A medieval prayer, Christina Rossetti’s verse for the Feast of the Annunciation, the resourceful sounds of electric guitar, and choral polyphony of unbridled virtuosity coalesce with remarkable integrity in Ave regina caelorum. There is no sense here of bright creative ideas being forced to conform to the limits of a narrow Procrustean bed; rather, Jackson’s composition celebrates the distinctive qualities of his chosen solo instrument and develops them in a felicitous partnership with contrasting vocal textures and timbres. Shades of Ernie Isley and Eric Clapton sweep over the guitar’s solo outbreaks, together with the twangy sounds of a ‘chicken scratch’ dance riff (as accompaniment to the choir’s ‘Ave domina angelorum’), erotic note bends and seductive glissandos. As so often in his work, Jackson establishes intimacy through the simplicity of his melodic language while building transcendent grandeur through the ingenuity of his part-writing.
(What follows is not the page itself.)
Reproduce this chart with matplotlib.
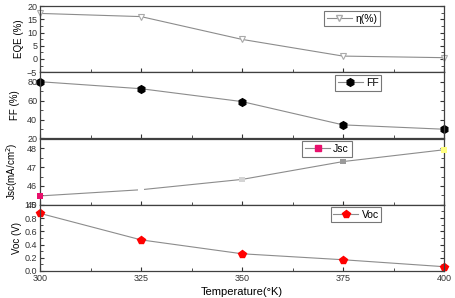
import matplotlib
matplotlib.use('Agg')
import matplotlib.pyplot as plt
from matplotlib.ticker import MultipleLocator
from matplotlib.lines import Line2D
import numpy as np

plt.rcParams['font.family'] = ['Liberation Sans', 'DejaVu Sans']

# data
temps = [300, 325, 350, 375, 400]
eqe = [17.2, 16.0, 7.4, 1.1, 0.5]
ff = [80.0, 72.6, 59.0, 34.4, 29.8]
jsc = [45.47, 45.8, 46.35, 47.3, 47.93]
jsc_colors = ['#e8106c', '#ffffff', '#d4d4d4', '#9a9a9a', '#ffff80']
voc = [0.87, 0.47, 0.26, 0.17, 0.065]

line_c = '#8c8c8c'
fig = plt.figure(figsize=(4.56, 2.98), dpi=100)

left, right = 40 / 456, 444 / 456
top, bottom = 1 - 6 / 298, 1 - 271 / 298
h = (top - bottom) / 4
axes = [fig.add_axes([left, top - (i + 1) * h, right - left, h]) for i in range(4)]

for ax in axes:
    ax.set_xlim(300, 400)
    ax.xaxis.set_major_locator(MultipleLocator(25))
    ax.xaxis.set_minor_locator(MultipleLocator(12.5))
    ax.tick_params(which='both', direction='in', top=False, right=True,
                   labelsize=6.5, colors='#333333', pad=2)
    ax.tick_params(which='major', length=3, width=0.8)
    ax.tick_params(which='minor', length=2, width=0.6)
    for s in ax.spines.values():
        s.set_color('#404040')
        s.set_linewidth(0.9)
    if ax is not axes[-1]:
        ax.tick_params(labelbottom=False)


def add_leg(ax, handle, label, xc, yc):
    leg = fig.legend([handle], [label], loc='center',
                     bbox_to_anchor=(xc / 456, 1 - yc / 298),
                     fontsize=7.5, frameon=True, fancybox=False,
                     handlelength=2.4, handletextpad=0.3, borderpad=0.25,
                     borderaxespad=0)
    leg.get_frame().set_edgecolor('#555555')
    leg.get_frame().set_linewidth(0.8)


# EQE
ax = axes[0]
ax.plot(temps, eqe, color=line_c, lw=0.8, marker='v', ms=5,
        mfc='white', mec='#aaaaaa', mew=0.8, clip_on=False)
ax.set_ylim(-5, 20)
ax.yaxis.set_major_locator(MultipleLocator(5))
ax.yaxis.set_minor_locator(MultipleLocator(2.5))
ax.set_ylabel('EQE (%)', fontsize=7, labelpad=2)
add_leg(ax, Line2D([], [], color=line_c, lw=0.8, marker='v', ms=5,
                   mfc='white', mec='#aaaaaa'), '\u03b7(%)', 352, 18.5)

# FF
ax = axes[1]
ax.plot(temps, ff, color=line_c, lw=0.8, marker='h', ms=5.5,
        mfc='black', mec='black', clip_on=False)
ax.set_ylim(20, 90)
ax.yaxis.set_major_locator(MultipleLocator(20))
ax.yaxis.set_minor_locator(MultipleLocator(10))
ax.set_ylabel('FF (%)', fontsize=7, labelpad=5)
add_leg(ax, Line2D([], [], color=line_c, lw=0.8, marker='h', ms=5.5,
                   mfc='black', mec='black'), 'FF', 358, 83)

# Jsc
ax = axes[2]
ax.plot(temps, jsc, color=line_c, lw=0.8, zorder=1)
ax.scatter(temps, jsc, marker='s', s=16, c=jsc_colors, edgecolors='none',
           zorder=3, clip_on=False)
ax.set_ylim(45, 48.53)
ax.yaxis.set_major_locator(MultipleLocator(1))
ax.yaxis.set_minor_locator(MultipleLocator(0.5))
ax.set_ylabel('Jsc(mA/cm$^2$)', fontsize=7, labelpad=5)
add_leg(ax, Line2D([], [], color=line_c, lw=0.8, marker='s', ms=4.5,
                   mfc='#e8106c', mec='#e8106c'), 'Jsc', 327, 149)

# Voc
ax = axes[3]
ax.plot(temps, voc, color=line_c, lw=0.8, marker='p', ms=6,
        mfc='#ff0000', mec='#ff0000', clip_on=False)
ax.set_ylim(0, 1.0)
ax.yaxis.set_major_locator(MultipleLocator(0.2))
ax.yaxis.set_minor_locator(MultipleLocator(0.1))
ax.set_ylabel('Voc (V)', fontsize=7, labelpad=2)
ax.set_xlabel('Temperature(\u00b0K)', fontsize=8, labelpad=3)
add_leg(ax, Line2D([], [], color=line_c, lw=0.8, marker='p', ms=6,
                   mfc='#ff0000', mec='#ff0000'), 'Voc', 356, 214.5)

fig.align_ylabels(axes)
fig.savefig('out.png', dpi=100)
Jacksonian jouissance leaps from the page with the arrival of the composition’s central ‘Gaude virgo’, the pleasure of which is ultimately spent in an ecstatic guitar cadenza and set in relief by the unaccompanied choir’s four-part close harmonization of ‘Vale, o valde decora’. Although the piece was first performed at the opening of London’s Kings Place concert hall in 2008, its natural habitat must surely be a Byzantine basilica or the fan-vaulted choir of a great cathedral.